Copy each line of the records that contains the word "chart".
########
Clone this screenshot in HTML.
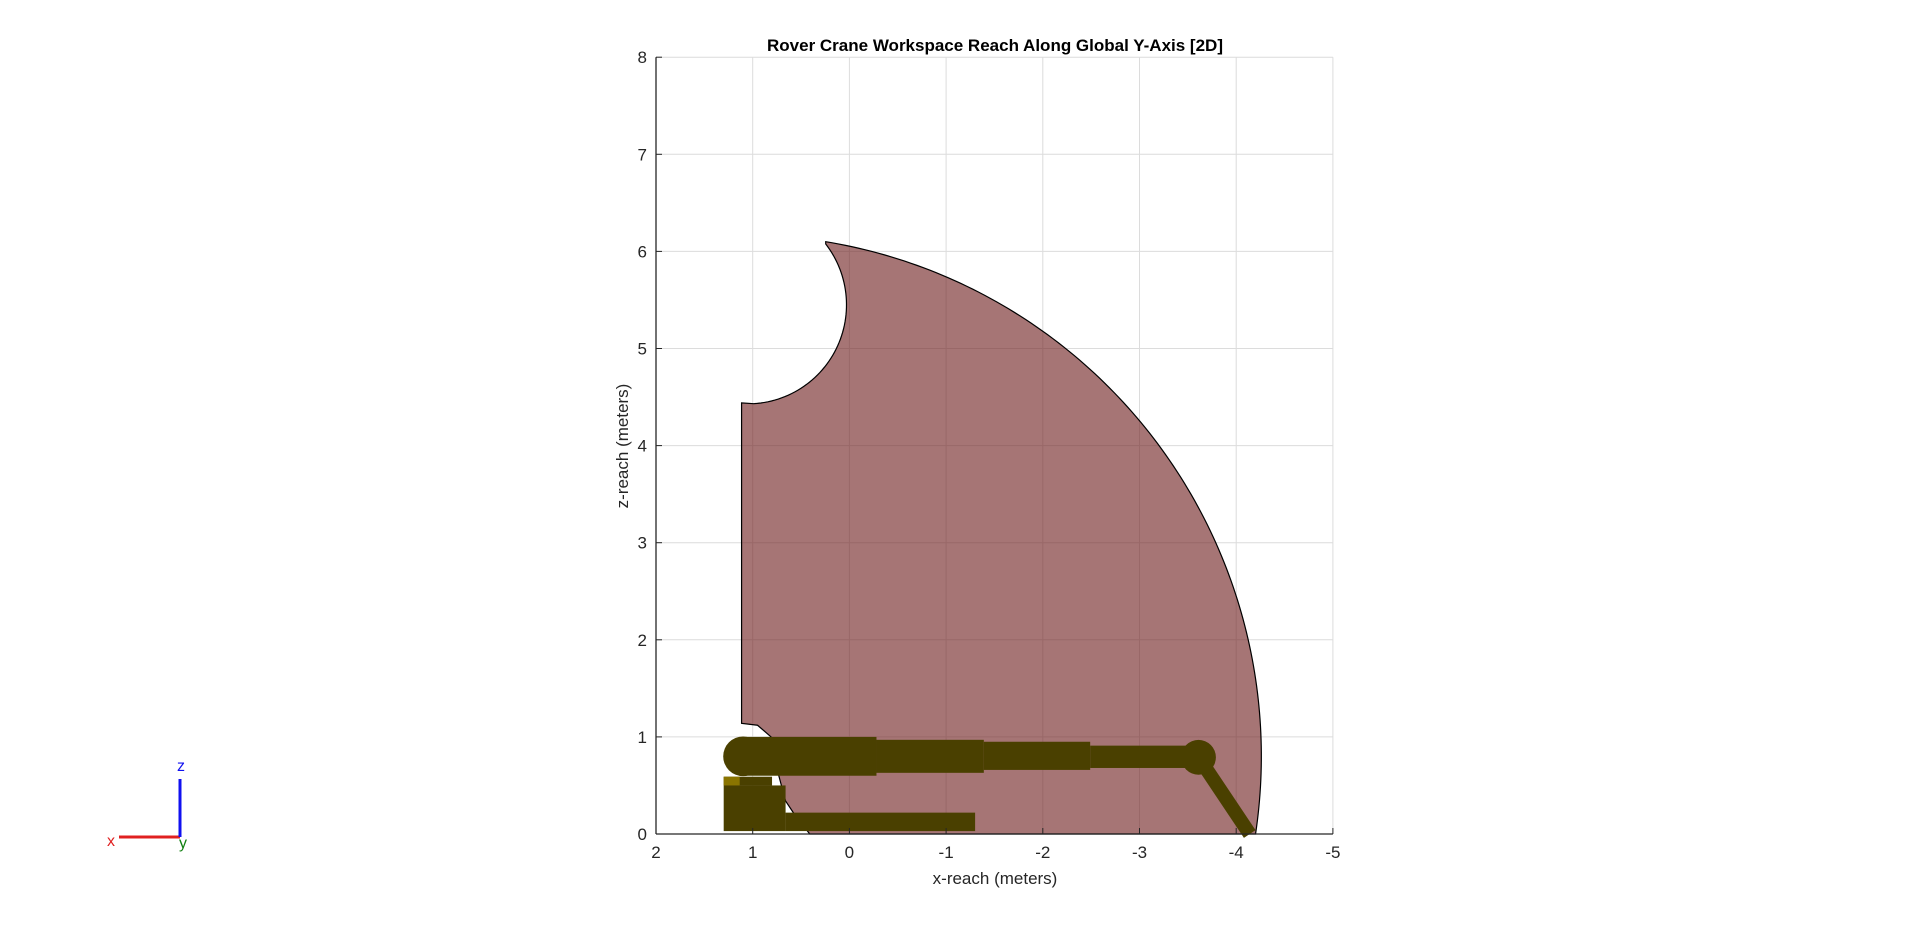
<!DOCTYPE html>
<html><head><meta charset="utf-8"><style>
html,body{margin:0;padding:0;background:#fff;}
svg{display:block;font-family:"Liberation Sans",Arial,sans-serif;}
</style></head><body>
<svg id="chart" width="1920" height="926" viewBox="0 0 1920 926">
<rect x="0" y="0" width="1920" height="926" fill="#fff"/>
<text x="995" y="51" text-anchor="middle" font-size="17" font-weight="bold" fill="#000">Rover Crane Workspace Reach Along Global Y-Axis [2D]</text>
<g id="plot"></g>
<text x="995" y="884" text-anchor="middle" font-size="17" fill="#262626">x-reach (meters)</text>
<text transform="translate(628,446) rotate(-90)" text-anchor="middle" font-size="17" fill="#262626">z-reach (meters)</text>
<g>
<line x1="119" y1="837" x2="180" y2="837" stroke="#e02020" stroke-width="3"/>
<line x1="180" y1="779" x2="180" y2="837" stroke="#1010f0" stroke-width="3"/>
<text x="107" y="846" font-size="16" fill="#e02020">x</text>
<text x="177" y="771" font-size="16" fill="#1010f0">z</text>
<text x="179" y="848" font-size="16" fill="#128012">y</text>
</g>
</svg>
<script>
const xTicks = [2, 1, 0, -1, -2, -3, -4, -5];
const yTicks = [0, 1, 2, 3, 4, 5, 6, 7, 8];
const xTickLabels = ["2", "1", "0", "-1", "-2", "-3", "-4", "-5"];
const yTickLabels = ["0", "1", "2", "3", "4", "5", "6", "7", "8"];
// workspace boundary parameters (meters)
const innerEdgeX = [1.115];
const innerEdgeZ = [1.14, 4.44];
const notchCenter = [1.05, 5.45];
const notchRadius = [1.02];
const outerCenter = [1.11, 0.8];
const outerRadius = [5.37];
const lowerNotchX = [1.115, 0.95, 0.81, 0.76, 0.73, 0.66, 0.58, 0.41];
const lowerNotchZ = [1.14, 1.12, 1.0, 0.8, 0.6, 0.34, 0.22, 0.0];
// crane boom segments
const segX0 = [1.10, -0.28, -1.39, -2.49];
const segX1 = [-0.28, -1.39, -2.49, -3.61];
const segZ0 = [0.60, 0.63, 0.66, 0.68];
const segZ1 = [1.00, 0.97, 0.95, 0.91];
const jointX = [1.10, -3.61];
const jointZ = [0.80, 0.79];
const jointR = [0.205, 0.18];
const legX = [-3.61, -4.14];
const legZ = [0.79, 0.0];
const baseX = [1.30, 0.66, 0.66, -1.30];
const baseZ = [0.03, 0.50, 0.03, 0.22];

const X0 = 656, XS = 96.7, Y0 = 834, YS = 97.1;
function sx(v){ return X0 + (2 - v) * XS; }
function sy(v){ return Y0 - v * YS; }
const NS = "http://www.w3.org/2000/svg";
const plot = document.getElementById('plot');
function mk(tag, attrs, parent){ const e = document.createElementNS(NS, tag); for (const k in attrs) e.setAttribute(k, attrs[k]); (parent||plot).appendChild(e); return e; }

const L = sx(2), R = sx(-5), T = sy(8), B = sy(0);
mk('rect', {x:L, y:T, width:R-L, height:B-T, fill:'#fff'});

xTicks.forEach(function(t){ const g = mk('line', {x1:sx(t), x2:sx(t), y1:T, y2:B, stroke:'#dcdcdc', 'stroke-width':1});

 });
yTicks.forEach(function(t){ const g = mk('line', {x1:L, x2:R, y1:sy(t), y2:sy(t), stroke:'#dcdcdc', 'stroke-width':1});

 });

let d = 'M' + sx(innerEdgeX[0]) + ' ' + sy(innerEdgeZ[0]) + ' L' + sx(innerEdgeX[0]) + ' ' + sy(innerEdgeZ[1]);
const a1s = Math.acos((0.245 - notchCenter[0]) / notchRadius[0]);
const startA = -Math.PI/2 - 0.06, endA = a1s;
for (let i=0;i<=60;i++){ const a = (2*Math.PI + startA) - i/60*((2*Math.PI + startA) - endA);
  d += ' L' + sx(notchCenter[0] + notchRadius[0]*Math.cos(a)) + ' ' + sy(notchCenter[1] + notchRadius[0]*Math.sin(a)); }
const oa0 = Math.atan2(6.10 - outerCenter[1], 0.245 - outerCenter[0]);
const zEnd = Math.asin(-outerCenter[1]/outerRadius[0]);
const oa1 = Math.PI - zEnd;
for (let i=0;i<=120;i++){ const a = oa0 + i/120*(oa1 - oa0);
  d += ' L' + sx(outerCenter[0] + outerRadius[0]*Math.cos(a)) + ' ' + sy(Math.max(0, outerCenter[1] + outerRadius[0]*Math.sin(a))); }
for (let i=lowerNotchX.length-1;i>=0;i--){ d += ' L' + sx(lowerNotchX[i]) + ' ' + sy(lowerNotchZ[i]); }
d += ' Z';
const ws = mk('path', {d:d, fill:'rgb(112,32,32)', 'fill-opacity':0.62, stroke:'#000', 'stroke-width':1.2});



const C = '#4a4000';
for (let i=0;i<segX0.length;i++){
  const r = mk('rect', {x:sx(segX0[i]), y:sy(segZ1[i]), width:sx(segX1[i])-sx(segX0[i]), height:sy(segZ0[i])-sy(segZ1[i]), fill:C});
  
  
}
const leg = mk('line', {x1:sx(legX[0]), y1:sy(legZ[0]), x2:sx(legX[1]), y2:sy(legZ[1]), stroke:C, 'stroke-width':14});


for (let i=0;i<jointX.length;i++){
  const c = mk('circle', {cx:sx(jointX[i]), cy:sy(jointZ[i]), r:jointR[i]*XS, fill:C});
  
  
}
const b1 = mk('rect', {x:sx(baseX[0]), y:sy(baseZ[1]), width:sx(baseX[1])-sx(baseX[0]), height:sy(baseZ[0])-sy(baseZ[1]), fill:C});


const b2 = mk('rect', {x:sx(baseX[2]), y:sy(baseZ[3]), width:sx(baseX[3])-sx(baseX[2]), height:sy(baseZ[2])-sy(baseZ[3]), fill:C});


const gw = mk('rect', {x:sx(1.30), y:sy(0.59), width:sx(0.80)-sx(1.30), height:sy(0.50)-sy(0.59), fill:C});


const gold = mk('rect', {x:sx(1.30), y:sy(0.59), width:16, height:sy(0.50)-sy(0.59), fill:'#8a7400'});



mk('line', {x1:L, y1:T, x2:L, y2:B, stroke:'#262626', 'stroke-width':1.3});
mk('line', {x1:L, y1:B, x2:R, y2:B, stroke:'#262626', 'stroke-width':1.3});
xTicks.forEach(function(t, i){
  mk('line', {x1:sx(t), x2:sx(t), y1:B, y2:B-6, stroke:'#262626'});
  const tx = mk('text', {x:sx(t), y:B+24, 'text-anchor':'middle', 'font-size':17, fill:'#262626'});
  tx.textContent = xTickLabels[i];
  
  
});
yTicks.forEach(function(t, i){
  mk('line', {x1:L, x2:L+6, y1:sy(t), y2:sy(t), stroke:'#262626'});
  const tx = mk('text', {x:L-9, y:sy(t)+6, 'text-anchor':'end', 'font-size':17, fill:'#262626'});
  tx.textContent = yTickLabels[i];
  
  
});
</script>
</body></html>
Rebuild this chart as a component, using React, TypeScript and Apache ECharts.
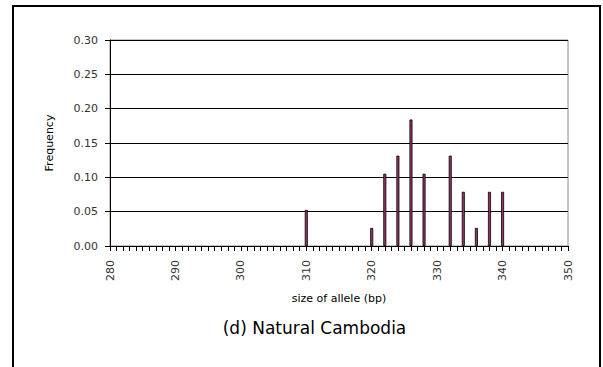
########
Correct result |
<svg id="chart" width="1920" height="926" viewBox="0 0 1920 926">
Rebuild this chart as a component, using React, TypeScript and Apache ECharts.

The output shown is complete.